** start Data section **
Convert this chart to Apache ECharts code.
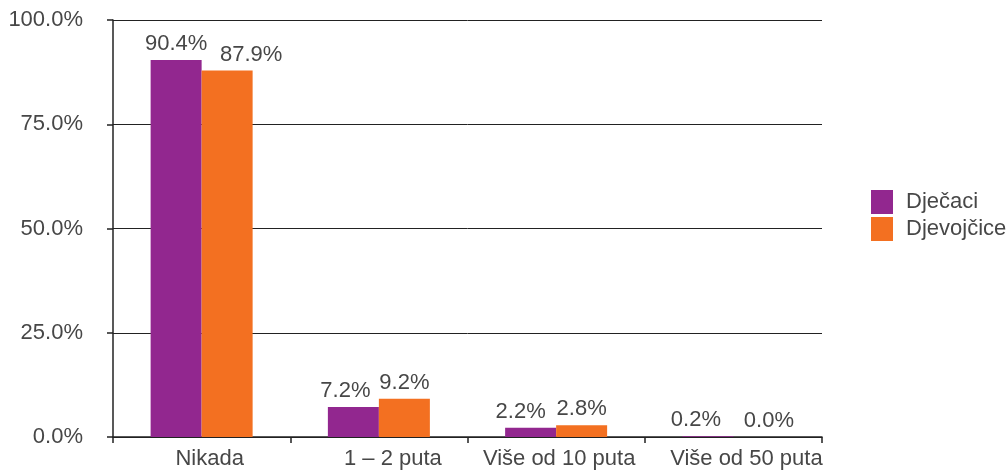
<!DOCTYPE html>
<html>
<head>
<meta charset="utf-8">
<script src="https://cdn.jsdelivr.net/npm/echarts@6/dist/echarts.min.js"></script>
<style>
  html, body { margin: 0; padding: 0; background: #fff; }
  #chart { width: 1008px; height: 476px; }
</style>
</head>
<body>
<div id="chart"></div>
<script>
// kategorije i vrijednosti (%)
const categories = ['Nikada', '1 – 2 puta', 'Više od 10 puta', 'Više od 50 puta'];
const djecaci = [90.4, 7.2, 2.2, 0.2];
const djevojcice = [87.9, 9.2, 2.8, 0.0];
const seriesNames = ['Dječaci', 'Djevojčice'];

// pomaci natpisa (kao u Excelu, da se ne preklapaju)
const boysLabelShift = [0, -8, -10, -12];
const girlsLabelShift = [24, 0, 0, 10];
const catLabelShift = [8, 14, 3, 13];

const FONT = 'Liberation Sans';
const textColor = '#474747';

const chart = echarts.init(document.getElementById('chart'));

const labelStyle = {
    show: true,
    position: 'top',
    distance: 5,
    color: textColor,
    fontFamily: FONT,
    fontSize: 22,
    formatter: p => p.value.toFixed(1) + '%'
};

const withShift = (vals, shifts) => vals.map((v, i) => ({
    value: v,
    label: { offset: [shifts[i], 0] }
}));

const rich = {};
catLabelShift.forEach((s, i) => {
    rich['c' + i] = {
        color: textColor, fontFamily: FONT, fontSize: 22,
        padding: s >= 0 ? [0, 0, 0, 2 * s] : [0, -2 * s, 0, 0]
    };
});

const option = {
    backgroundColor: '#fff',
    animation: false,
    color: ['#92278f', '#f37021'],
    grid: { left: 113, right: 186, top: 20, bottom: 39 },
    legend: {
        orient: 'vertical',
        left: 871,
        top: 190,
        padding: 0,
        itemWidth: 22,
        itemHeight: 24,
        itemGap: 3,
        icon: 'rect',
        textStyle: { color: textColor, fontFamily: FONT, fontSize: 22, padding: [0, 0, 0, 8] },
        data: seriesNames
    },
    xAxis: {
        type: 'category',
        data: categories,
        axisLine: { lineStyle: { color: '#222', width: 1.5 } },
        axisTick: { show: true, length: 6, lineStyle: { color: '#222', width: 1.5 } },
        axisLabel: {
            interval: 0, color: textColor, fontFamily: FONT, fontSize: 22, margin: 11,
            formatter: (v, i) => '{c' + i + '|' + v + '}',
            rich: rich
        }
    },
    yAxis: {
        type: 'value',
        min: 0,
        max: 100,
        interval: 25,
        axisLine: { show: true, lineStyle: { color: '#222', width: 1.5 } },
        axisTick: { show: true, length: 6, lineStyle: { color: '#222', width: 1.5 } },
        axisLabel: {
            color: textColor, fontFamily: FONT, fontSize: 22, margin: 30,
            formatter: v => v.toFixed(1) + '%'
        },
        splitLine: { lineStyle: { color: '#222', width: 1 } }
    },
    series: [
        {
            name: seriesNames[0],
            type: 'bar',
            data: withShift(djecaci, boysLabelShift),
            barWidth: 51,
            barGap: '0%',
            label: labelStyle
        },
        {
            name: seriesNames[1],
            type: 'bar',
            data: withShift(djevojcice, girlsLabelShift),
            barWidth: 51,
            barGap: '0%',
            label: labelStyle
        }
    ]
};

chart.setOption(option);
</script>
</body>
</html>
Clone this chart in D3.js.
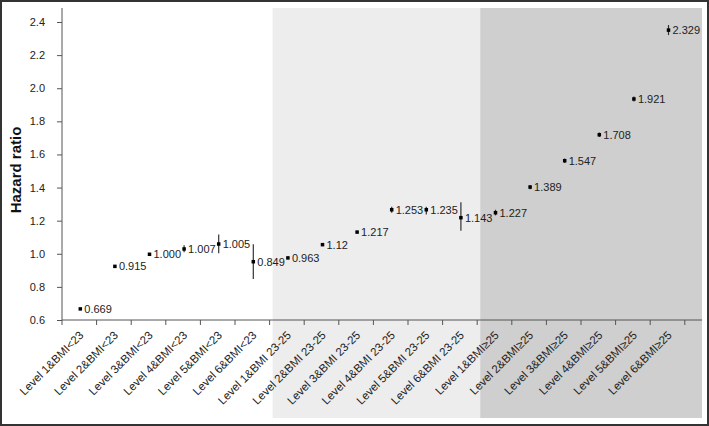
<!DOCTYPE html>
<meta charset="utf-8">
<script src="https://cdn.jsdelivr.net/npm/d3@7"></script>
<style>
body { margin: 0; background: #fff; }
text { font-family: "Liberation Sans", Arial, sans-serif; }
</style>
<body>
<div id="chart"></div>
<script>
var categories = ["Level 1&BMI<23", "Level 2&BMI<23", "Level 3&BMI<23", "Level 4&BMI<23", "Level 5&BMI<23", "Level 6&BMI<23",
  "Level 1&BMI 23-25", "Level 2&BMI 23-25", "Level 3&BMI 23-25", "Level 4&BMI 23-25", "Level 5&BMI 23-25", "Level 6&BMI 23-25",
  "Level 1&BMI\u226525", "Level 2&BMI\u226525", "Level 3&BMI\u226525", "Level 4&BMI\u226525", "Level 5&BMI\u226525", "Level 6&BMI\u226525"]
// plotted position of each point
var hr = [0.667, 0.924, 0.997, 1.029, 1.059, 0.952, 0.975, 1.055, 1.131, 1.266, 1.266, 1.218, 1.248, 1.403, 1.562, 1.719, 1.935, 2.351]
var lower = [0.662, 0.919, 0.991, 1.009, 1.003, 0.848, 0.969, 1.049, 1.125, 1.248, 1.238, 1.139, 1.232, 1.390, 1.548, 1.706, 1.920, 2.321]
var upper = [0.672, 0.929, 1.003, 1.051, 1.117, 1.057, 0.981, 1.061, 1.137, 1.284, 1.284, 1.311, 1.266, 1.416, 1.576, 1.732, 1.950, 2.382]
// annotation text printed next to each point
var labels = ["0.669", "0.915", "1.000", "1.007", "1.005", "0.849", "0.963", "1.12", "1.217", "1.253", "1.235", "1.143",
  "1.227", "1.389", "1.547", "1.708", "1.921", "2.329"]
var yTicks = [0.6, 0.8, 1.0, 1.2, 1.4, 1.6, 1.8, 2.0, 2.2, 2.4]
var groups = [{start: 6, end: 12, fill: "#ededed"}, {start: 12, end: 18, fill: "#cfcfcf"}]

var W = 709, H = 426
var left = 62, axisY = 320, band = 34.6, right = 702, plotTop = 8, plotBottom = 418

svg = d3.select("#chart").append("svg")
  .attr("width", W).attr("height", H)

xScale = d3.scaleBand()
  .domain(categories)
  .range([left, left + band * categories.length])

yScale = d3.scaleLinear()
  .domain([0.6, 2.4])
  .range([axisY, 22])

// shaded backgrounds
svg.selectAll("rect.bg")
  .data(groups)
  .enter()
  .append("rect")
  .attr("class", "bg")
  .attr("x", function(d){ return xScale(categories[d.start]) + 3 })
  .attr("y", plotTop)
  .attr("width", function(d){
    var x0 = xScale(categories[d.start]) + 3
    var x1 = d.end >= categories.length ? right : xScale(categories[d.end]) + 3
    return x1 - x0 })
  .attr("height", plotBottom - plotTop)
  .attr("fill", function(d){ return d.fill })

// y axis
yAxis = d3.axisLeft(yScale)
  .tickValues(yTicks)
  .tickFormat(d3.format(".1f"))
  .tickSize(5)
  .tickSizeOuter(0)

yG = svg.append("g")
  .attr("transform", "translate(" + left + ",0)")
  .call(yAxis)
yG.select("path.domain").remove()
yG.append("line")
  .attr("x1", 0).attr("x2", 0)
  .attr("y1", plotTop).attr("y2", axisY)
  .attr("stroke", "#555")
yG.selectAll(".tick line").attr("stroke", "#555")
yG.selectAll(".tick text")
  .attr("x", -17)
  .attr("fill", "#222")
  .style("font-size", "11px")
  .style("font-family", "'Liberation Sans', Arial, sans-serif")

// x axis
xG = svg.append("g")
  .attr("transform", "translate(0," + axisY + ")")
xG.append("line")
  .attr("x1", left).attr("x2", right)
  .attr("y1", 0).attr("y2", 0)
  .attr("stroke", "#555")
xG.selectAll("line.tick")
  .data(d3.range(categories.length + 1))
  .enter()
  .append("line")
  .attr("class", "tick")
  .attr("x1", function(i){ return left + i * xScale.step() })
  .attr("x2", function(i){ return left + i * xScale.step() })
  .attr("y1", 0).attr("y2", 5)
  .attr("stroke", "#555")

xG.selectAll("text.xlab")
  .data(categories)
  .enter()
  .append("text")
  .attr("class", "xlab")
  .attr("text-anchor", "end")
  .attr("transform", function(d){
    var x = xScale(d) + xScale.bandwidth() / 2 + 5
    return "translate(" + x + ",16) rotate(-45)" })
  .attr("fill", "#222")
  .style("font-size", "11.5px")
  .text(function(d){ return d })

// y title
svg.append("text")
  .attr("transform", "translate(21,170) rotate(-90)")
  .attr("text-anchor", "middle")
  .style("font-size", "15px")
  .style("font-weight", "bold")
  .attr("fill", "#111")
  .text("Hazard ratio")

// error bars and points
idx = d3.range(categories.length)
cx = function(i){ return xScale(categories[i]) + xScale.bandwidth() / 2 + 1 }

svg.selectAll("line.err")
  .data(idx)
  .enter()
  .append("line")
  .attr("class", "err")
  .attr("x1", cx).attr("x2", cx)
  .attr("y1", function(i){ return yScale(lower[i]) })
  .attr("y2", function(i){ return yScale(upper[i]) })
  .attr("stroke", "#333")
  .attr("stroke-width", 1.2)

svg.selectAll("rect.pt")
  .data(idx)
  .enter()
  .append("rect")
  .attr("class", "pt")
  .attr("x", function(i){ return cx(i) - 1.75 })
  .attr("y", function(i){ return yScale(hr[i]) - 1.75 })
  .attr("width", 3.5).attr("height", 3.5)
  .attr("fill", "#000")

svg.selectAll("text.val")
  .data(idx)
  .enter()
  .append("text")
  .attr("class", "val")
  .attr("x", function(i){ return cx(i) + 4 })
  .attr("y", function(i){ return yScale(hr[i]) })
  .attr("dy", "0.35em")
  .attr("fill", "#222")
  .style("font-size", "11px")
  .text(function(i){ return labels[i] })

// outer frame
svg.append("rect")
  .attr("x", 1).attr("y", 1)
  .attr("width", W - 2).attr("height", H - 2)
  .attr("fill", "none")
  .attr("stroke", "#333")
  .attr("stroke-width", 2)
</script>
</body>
** end Data section **
** start Data section **
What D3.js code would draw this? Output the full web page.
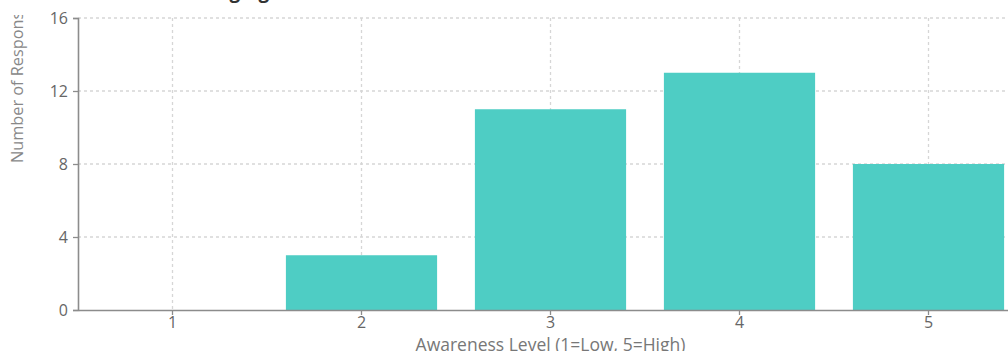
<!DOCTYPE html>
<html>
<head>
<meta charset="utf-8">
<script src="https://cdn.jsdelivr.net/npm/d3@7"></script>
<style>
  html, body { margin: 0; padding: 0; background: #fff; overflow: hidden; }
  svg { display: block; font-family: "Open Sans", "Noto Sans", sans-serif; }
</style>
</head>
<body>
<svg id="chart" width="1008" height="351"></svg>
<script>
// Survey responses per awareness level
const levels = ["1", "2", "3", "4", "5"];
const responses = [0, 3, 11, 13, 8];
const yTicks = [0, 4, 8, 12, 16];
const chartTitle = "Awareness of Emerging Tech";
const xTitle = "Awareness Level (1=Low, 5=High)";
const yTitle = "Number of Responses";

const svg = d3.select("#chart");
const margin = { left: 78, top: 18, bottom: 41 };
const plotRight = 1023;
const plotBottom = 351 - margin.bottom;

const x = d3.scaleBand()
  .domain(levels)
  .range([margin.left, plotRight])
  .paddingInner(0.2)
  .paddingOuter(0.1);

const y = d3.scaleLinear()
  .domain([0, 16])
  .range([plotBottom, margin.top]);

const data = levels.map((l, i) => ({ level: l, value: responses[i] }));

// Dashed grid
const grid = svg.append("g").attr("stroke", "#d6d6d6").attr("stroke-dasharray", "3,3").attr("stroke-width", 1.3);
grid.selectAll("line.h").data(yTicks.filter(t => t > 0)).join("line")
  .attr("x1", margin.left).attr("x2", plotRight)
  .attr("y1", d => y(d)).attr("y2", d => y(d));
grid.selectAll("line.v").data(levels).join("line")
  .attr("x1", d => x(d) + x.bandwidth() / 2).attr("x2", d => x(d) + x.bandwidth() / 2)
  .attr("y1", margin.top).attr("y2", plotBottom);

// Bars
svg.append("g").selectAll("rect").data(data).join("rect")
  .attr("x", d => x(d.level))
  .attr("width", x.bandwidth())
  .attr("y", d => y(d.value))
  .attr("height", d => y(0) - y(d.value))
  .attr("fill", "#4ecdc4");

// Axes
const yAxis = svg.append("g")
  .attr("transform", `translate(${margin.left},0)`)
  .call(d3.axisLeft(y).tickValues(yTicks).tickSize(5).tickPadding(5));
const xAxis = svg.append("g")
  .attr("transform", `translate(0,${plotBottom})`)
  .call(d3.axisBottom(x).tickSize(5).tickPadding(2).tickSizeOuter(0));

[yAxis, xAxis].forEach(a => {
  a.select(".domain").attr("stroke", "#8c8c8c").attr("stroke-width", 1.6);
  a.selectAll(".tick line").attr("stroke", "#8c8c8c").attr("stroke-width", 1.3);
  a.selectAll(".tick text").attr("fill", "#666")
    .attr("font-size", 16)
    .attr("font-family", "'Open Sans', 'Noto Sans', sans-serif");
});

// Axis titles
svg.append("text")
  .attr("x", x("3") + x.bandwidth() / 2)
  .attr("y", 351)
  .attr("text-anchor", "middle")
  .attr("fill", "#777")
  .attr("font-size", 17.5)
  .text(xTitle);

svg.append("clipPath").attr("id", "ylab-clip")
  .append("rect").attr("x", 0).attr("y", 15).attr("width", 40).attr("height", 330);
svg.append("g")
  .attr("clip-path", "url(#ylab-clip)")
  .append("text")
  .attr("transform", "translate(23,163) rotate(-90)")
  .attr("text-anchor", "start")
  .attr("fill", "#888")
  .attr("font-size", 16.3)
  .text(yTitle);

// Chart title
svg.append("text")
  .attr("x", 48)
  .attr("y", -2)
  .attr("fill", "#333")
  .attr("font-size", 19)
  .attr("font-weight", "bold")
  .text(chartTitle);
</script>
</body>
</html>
** end Data section **
▸ **Task prompt**
Your task is to retype exactly the lines from the one containing "Convert this chart to Apache ECharts code." through the one containing "const textColor = '#474747';", leaving every picture out.

▸ **Completed exercise**
Convert this chart to Apache ECharts code.
<!DOCTYPE html>
<html>
<head>
<meta charset="utf-8">
<script src="https://cdn.jsdelivr.net/npm/echarts@6/dist/echarts.min.js"></script>
<style>
  html, body { margin: 0; padding: 0; background: #fff; }
  #chart { width: 1008px; height: 476px; }
</style>
</head>
<body>
<div id="chart"></div>
<script>
// kategorije i vrijednosti (%)
const categories = ['Nikada', '1 – 2 puta', 'Više od 10 puta', 'Više od 50 puta'];
const djecaci = [90.4, 7.2, 2.2, 0.2];
const djevojcice = [87.9, 9.2, 2.8, 0.0];
const seriesNames = ['Dječaci', 'Djevojčice'];

// pomaci natpisa (kao u Excelu, da se ne preklapaju)
const boysLabelShift = [0, -8, -10, -12];
const girlsLabelShift = [24, 0, 0, 10];
const catLabelShift = [8, 14, 3, 13];

const FONT = 'Liberation Sans';
const textColor = '#474747';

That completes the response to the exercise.